● PROMPT
Restate the whole of the material. Keep every word, and drop the pictures.

● PROVIDED MATERIAL
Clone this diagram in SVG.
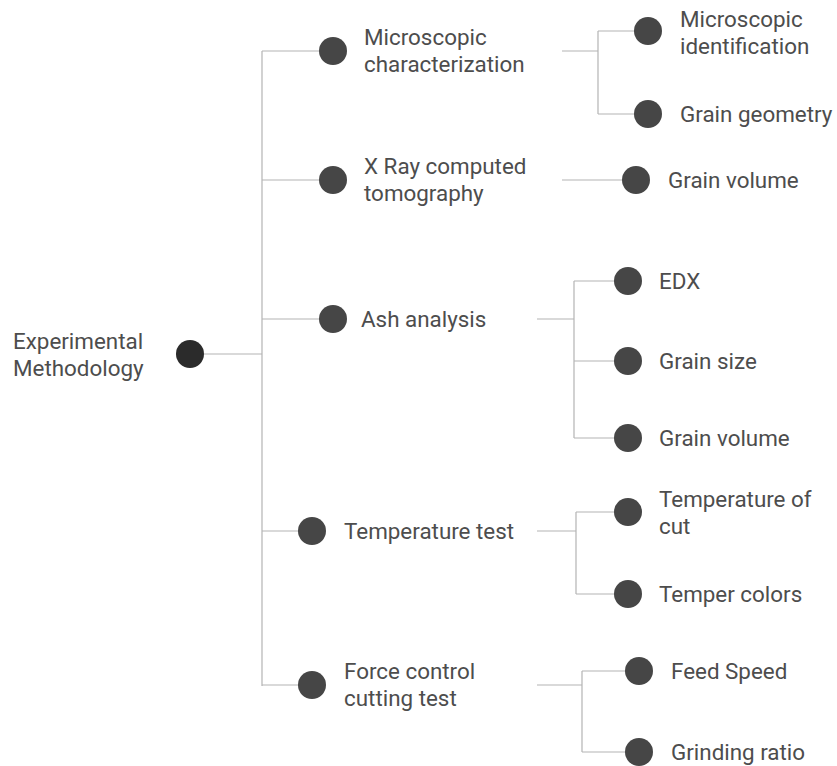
<svg xmlns="http://www.w3.org/2000/svg" width="837" height="766" viewBox="0 0 837 766">
<style>
  .ln { stroke: #b4b4b4; stroke-width: 1.2; fill: none; }
  .dot { fill: #464646; }
  .root { fill: #2b2b2b; }
  text { font-family: Roboto, "Liberation Sans", sans-serif; font-size: 22.4px; fill: #4d4d4d; }
</style>
<rect width="837" height="766" fill="#ffffff"/>
<g id="connectors">
  <path class="ln" d="M204,354 H262 M262,51 V686 M262,51 H319 M262,180 H319 M262,319 H319 M262,531 H299 M262,685 H299"/>
  <path class="ln" d="M562,51 H598 M598,31 V114 M598,31 H634 M598,114 H634"/>
  <path class="ln" d="M562,180 H622"/>
  <path class="ln" d="M537,319 H574 M574,281 V438 M574,281 H614 M574,361 H614 M574,438 H614"/>
  <path class="ln" d="M537,531 H576 M576,512 V594 M576,512 H614 M576,594 H614"/>
  <path class="ln" d="M537,685 H582 M582,671 V752 M582,671 H625 M582,752 H625"/>
</g>
<g id="root">
  <circle class="root" cx="190" cy="354" r="14"/>
  <text x="13" y="349">Experimental</text>
  <text x="13" y="376">Methodology</text>
</g>
<g id="microscopic-characterization">
  <circle class="dot" cx="333" cy="51" r="14"/>
  <text x="364" y="45">Microscopic</text>
  <text x="364" y="72">characterization</text>
</g>
<g id="xray">
  <circle class="dot" cx="333" cy="180" r="14"/>
  <text x="364" y="174">X Ray computed</text>
  <text x="364" y="201">tomography</text>
</g>
<g id="ash">
  <circle class="dot" cx="333" cy="319" r="14"/>
  <text x="361" y="327">Ash analysis</text>
</g>
<g id="temperature-test">
  <circle class="dot" cx="312" cy="531" r="14"/>
  <text x="344" y="539">Temperature test</text>
</g>
<g id="force-control">
  <circle class="dot" cx="312" cy="685" r="14"/>
  <text x="344" y="679">Force control</text>
  <text x="344" y="706">cutting test</text>
</g>
<g id="microscopic-identification">
  <circle class="dot" cx="648" cy="31" r="14"/>
  <text x="680" y="27">Microscopic</text>
  <text x="680" y="54">identification</text>
</g>
<g id="grain-geometry">
  <circle class="dot" cx="648" cy="114" r="14"/>
  <text x="680" y="122">Grain geometry</text>
</g>
<g id="grain-volume-xray">
  <circle class="dot" cx="636" cy="180" r="14"/>
  <text x="668" y="188">Grain volume</text>
</g>
<g id="edx">
  <circle class="dot" cx="628" cy="281" r="14"/>
  <text x="659" y="289">EDX</text>
</g>
<g id="grain-size">
  <circle class="dot" cx="628" cy="361" r="14"/>
  <text x="659" y="369">Grain size</text>
</g>
<g id="grain-volume-ash">
  <circle class="dot" cx="628" cy="438" r="14"/>
  <text x="659" y="446">Grain volume</text>
</g>
<g id="temperature-of-cut">
  <circle class="dot" cx="628" cy="512" r="14"/>
  <text x="659" y="507">Temperature of</text>
  <text x="659" y="534">cut</text>
</g>
<g id="temper-colors">
  <circle class="dot" cx="628" cy="594" r="14"/>
  <text x="659" y="602">Temper colors</text>
</g>
<g id="feed-speed">
  <circle class="dot" cx="639" cy="671" r="14"/>
  <text x="671" y="679">Feed Speed</text>
</g>
<g id="grinding-ratio">
  <circle class="dot" cx="639" cy="752" r="14"/>
  <text x="671" y="760">Grinding ratio</text>
</g>
</svg>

● ANSWER BELOW
Clone this diagram in SVG.
<svg xmlns="http://www.w3.org/2000/svg" width="837" height="766" viewBox="0 0 837 766">
<style>
  .ln { stroke: #b4b4b4; stroke-width: 1.2; fill: none; }
  .dot { fill: #464646; }
  .root { fill: #2b2b2b; }
  text { font-family: Roboto, "Liberation Sans", sans-serif; font-size: 22.4px; fill: #4d4d4d; }
</style>
<rect width="837" height="766" fill="#ffffff"/>
<g id="connectors">
  <path class="ln" d="M204,354 H262 M262,51 V686 M262,51 H319 M262,180 H319 M262,319 H319 M262,531 H299 M262,685 H299"/>
  <path class="ln" d="M562,51 H598 M598,31 V114 M598,31 H634 M598,114 H634"/>
  <path class="ln" d="M562,180 H622"/>
  <path class="ln" d="M537,319 H574 M574,281 V438 M574,281 H614 M574,361 H614 M574,438 H614"/>
  <path class="ln" d="M537,531 H576 M576,512 V594 M576,512 H614 M576,594 H614"/>
  <path class="ln" d="M537,685 H582 M582,671 V752 M582,671 H625 M582,752 H625"/>
</g>
<g id="root">
  <circle class="root" cx="190" cy="354" r="14"/>
  <text x="13" y="349">Experimental</text>
  <text x="13" y="376">Methodology</text>
</g>
<g id="microscopic-characterization">
  <circle class="dot" cx="333" cy="51" r="14"/>
  <text x="364" y="45">Microscopic</text>
  <text x="364" y="72">characterization</text>
</g>
<g id="xray">
  <circle class="dot" cx="333" cy="180" r="14"/>
  <text x="364" y="174">X Ray computed</text>
  <text x="364" y="201">tomography</text>
</g>
<g id="ash">
  <circle class="dot" cx="333" cy="319" r="14"/>
  <text x="361" y="327">Ash analysis</text>
</g>
<g id="temperature-test">
  <circle class="dot" cx="312" cy="531" r="14"/>
  <text x="344" y="539">Temperature test</text>
</g>
<g id="force-control">
  <circle class="dot" cx="312" cy="685" r="14"/>
  <text x="344" y="679">Force control</text>
  <text x="344" y="706">cutting test</text>
</g>
<g id="microscopic-identification">
  <circle class="dot" cx="648" cy="31" r="14"/>
  <text x="680" y="27">Microscopic</text>
  <text x="680" y="54">identification</text>
</g>
<g id="grain-geometry">
  <circle class="dot" cx="648" cy="114" r="14"/>
  <text x="680" y="122">Grain geometry</text>
</g>
<g id="grain-volume-xray">
  <circle class="dot" cx="636" cy="180" r="14"/>
  <text x="668" y="188">Grain volume</text>
</g>
<g id="edx">
  <circle class="dot" cx="628" cy="281" r="14"/>
  <text x="659" y="289">EDX</text>
</g>
<g id="grain-size">
  <circle class="dot" cx="628" cy="361" r="14"/>
  <text x="659" y="369">Grain size</text>
</g>
<g id="grain-volume-ash">
  <circle class="dot" cx="628" cy="438" r="14"/>
  <text x="659" y="446">Grain volume</text>
</g>
<g id="temperature-of-cut">
  <circle class="dot" cx="628" cy="512" r="14"/>
  <text x="659" y="507">Temperature of</text>
  <text x="659" y="534">cut</text>
</g>
<g id="temper-colors">
  <circle class="dot" cx="628" cy="594" r="14"/>
  <text x="659" y="602">Temper colors</text>
</g>
<g id="feed-speed">
  <circle class="dot" cx="639" cy="671" r="14"/>
  <text x="671" y="679">Feed Speed</text>
</g>
<g id="grinding-ratio">
  <circle class="dot" cx="639" cy="752" r="14"/>
  <text x="671" y="760">Grinding ratio</text>
</g>
</svg>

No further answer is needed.